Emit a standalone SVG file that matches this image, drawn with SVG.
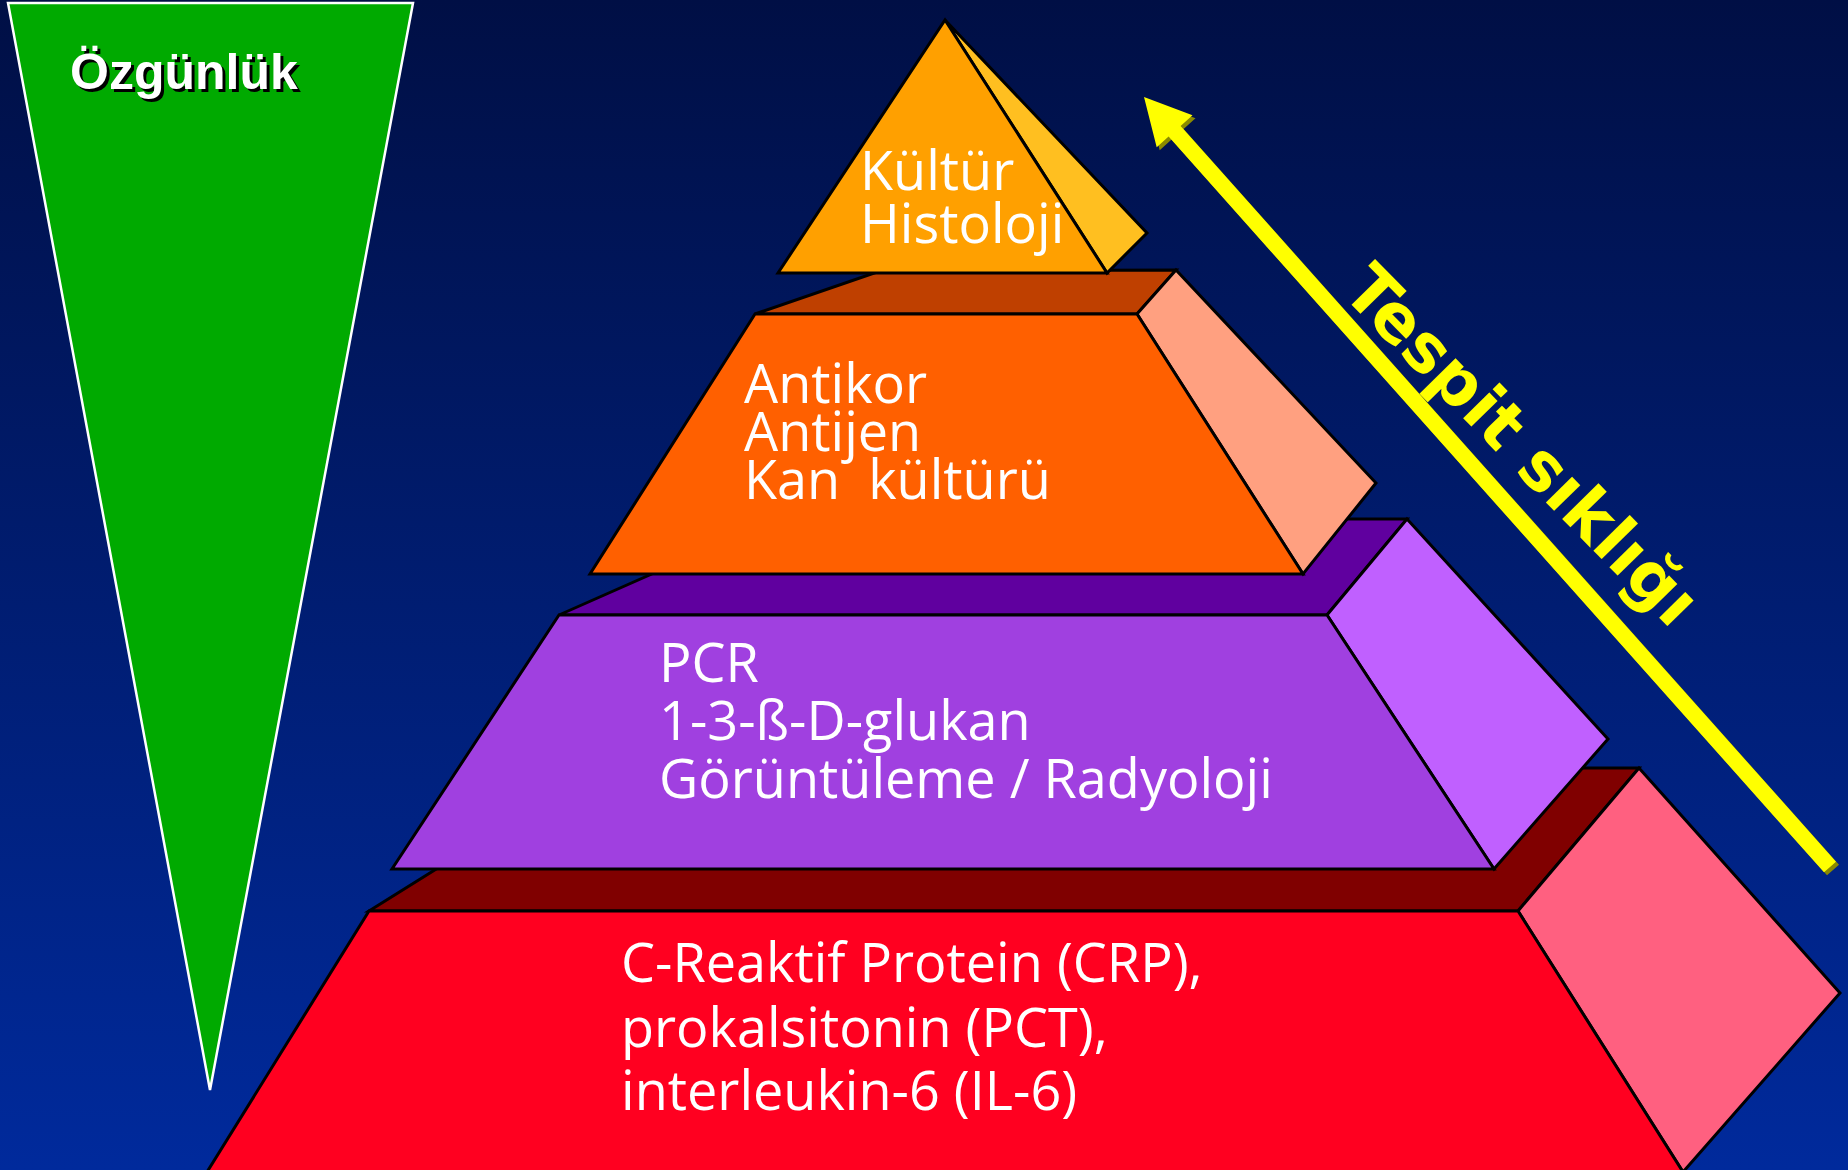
<svg xmlns="http://www.w3.org/2000/svg" width="1848" height="1170" viewBox="0 0 1848 1170">
  <defs>
    <linearGradient id="bg" x1="0" y1="0" x2="0" y2="1">
      <stop offset="0" stop-color="#000F45"/>
      <stop offset="1" stop-color="#002A9C"/>
    </linearGradient>
    <style>
      .face { stroke: #000; stroke-width: 3; stroke-linejoin: miter; }
      .lbl { font-family: "Open Sans", "DejaVu Sans", sans-serif; font-size: 54px; fill: #FFFFFF; white-space: pre; }
      .title { font-family: "Liberation Sans", Arial, sans-serif; font-weight: bold; font-size: 50px; }
      .axis { font-family: "DejaVu Sans", Verdana, sans-serif; font-weight: bold; font-size: 67px; fill: #FFFF00; }
    </style>
  </defs>

  <rect x="0" y="0" width="1848" height="1170" fill="url(#bg)"/>

  <g id="ozgunluk">
    <polygon points="8,3 413,3 210,1090" fill="#00AA00" stroke="#FFFFFF" stroke-width="2.5"/>
    <text class="title" x="73" y="92" fill="#000000">Özgünlük</text>
    <text class="title" x="70" y="89" fill="#FFFFFF">Özgünlük</text>
  </g>

  <g id="tier-inflammation">
    <polygon class="face" points="369,911 598,768 1639,768 1518,911" fill="#800000"/>
    <polygon class="face" points="1518,911 1639,768 1840,993 1683,1172" fill="#FF6080"/>
    <polygon class="face" points="369,911 1518,911 1683,1172 207,1172" fill="#FF0020"/>
    <text class="lbl" x="621" y="982">C-Reaktif Protein (CRP),</text>
    <text class="lbl" x="621" y="1047">prokalsitonin (PCT),</text>
    <text class="lbl" x="621" y="1110">interleukin-6 (IL-6)</text>
  </g>

  <g id="tier-molecular">
    <polygon class="face" points="559,615 776,519 1407,519 1327,615" fill="#60009F"/>
    <polygon class="face" points="1327,615 1407,519 1608,739 1494,869" fill="#C060FF"/>
    <polygon class="face" points="559,615 1327,615 1494,869 392,869" fill="#A040E0"/>
    <text class="lbl" x="659" y="682">PCR</text>
    <text class="lbl" x="659" y="740">1-3-ß-D-glukan</text>
    <text class="lbl" x="659" y="798">Görüntüleme / Radyoloji</text>
  </g>

  <g id="tier-serology">
    <polygon class="face" points="755,314 880,271 1176,270 1137,314" fill="#BF4000"/>
    <polygon class="face" points="1137,314 1176,270 1376,483 1303,574" fill="#FFA080"/>
    <polygon class="face" points="755,314 1137,314 1303,574 590,574" fill="#FF6000"/>
    <text class="lbl" x="744" y="403">Antikor</text>
    <text class="lbl" x="744" y="451">Antijen</text>
    <text class="lbl" x="744" y="499">Kan  kültürü</text>
  </g>

  <g id="tier-culture">
    <polygon class="face" points="945,20 1147,233 1107,273" fill="#FFBF20"/>
    <polygon class="face" points="945,20 1107,273 778,273" fill="#FFA000"/>
    <text class="lbl" x="860" y="190">Kültür</text>
    <text class="lbl" x="860" y="243">Histoloji</text>
  </g>

  <g id="connectors">
    <path id="arrow" d="M1144,97 L1192.5,115.3 L1180.6,126 L1836,861.7 L1824,872.3 L1168.6,136.6 L1156.7,147.3 Z" fill="#8A8A00" transform="translate(3,3)"/>
    <path d="M1144,97 L1192.5,115.3 L1180.6,126 L1836,861.7 L1824,872.3 L1168.6,136.6 L1156.7,147.3 Z" fill="#FFFF00"/>
    <text class="axis" transform="translate(1340,293) rotate(45.5)">Tespit sıklığı</text>
  </g>
</svg>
====================
Problem description →
Repeat the material above word for word, please, apart from its images.

Answer to this task →
Emit a standalone SVG file that matches this image, drawn with SVG.
<svg xmlns="http://www.w3.org/2000/svg" width="1848" height="1170" viewBox="0 0 1848 1170">
  <defs>
    <linearGradient id="bg" x1="0" y1="0" x2="0" y2="1">
      <stop offset="0" stop-color="#000F45"/>
      <stop offset="1" stop-color="#002A9C"/>
    </linearGradient>
    <style>
      .face { stroke: #000; stroke-width: 3; stroke-linejoin: miter; }
      .lbl { font-family: "Open Sans", "DejaVu Sans", sans-serif; font-size: 54px; fill: #FFFFFF; white-space: pre; }
      .title { font-family: "Liberation Sans", Arial, sans-serif; font-weight: bold; font-size: 50px; }
      .axis { font-family: "DejaVu Sans", Verdana, sans-serif; font-weight: bold; font-size: 67px; fill: #FFFF00; }
    </style>
  </defs>

  <rect x="0" y="0" width="1848" height="1170" fill="url(#bg)"/>

  <g id="ozgunluk">
    <polygon points="8,3 413,3 210,1090" fill="#00AA00" stroke="#FFFFFF" stroke-width="2.5"/>
    <text class="title" x="73" y="92" fill="#000000">Özgünlük</text>
    <text class="title" x="70" y="89" fill="#FFFFFF">Özgünlük</text>
  </g>

  <g id="tier-inflammation">
    <polygon class="face" points="369,911 598,768 1639,768 1518,911" fill="#800000"/>
    <polygon class="face" points="1518,911 1639,768 1840,993 1683,1172" fill="#FF6080"/>
    <polygon class="face" points="369,911 1518,911 1683,1172 207,1172" fill="#FF0020"/>
    <text class="lbl" x="621" y="982">C-Reaktif Protein (CRP),</text>
    <text class="lbl" x="621" y="1047">prokalsitonin (PCT),</text>
    <text class="lbl" x="621" y="1110">interleukin-6 (IL-6)</text>
  </g>

  <g id="tier-molecular">
    <polygon class="face" points="559,615 776,519 1407,519 1327,615" fill="#60009F"/>
    <polygon class="face" points="1327,615 1407,519 1608,739 1494,869" fill="#C060FF"/>
    <polygon class="face" points="559,615 1327,615 1494,869 392,869" fill="#A040E0"/>
    <text class="lbl" x="659" y="682">PCR</text>
    <text class="lbl" x="659" y="740">1-3-ß-D-glukan</text>
    <text class="lbl" x="659" y="798">Görüntüleme / Radyoloji</text>
  </g>

  <g id="tier-serology">
    <polygon class="face" points="755,314 880,271 1176,270 1137,314" fill="#BF4000"/>
    <polygon class="face" points="1137,314 1176,270 1376,483 1303,574" fill="#FFA080"/>
    <polygon class="face" points="755,314 1137,314 1303,574 590,574" fill="#FF6000"/>
    <text class="lbl" x="744" y="403">Antikor</text>
    <text class="lbl" x="744" y="451">Antijen</text>
    <text class="lbl" x="744" y="499">Kan  kültürü</text>
  </g>

  <g id="tier-culture">
    <polygon class="face" points="945,20 1147,233 1107,273" fill="#FFBF20"/>
    <polygon class="face" points="945,20 1107,273 778,273" fill="#FFA000"/>
    <text class="lbl" x="860" y="190">Kültür</text>
    <text class="lbl" x="860" y="243">Histoloji</text>
  </g>

  <g id="connectors">
    <path id="arrow" d="M1144,97 L1192.5,115.3 L1180.6,126 L1836,861.7 L1824,872.3 L1168.6,136.6 L1156.7,147.3 Z" fill="#8A8A00" transform="translate(3,3)"/>
    <path d="M1144,97 L1192.5,115.3 L1180.6,126 L1836,861.7 L1824,872.3 L1168.6,136.6 L1156.7,147.3 Z" fill="#FFFF00"/>
    <text class="axis" transform="translate(1340,293) rotate(45.5)">Tespit sıklığı</text>
  </g>
</svg>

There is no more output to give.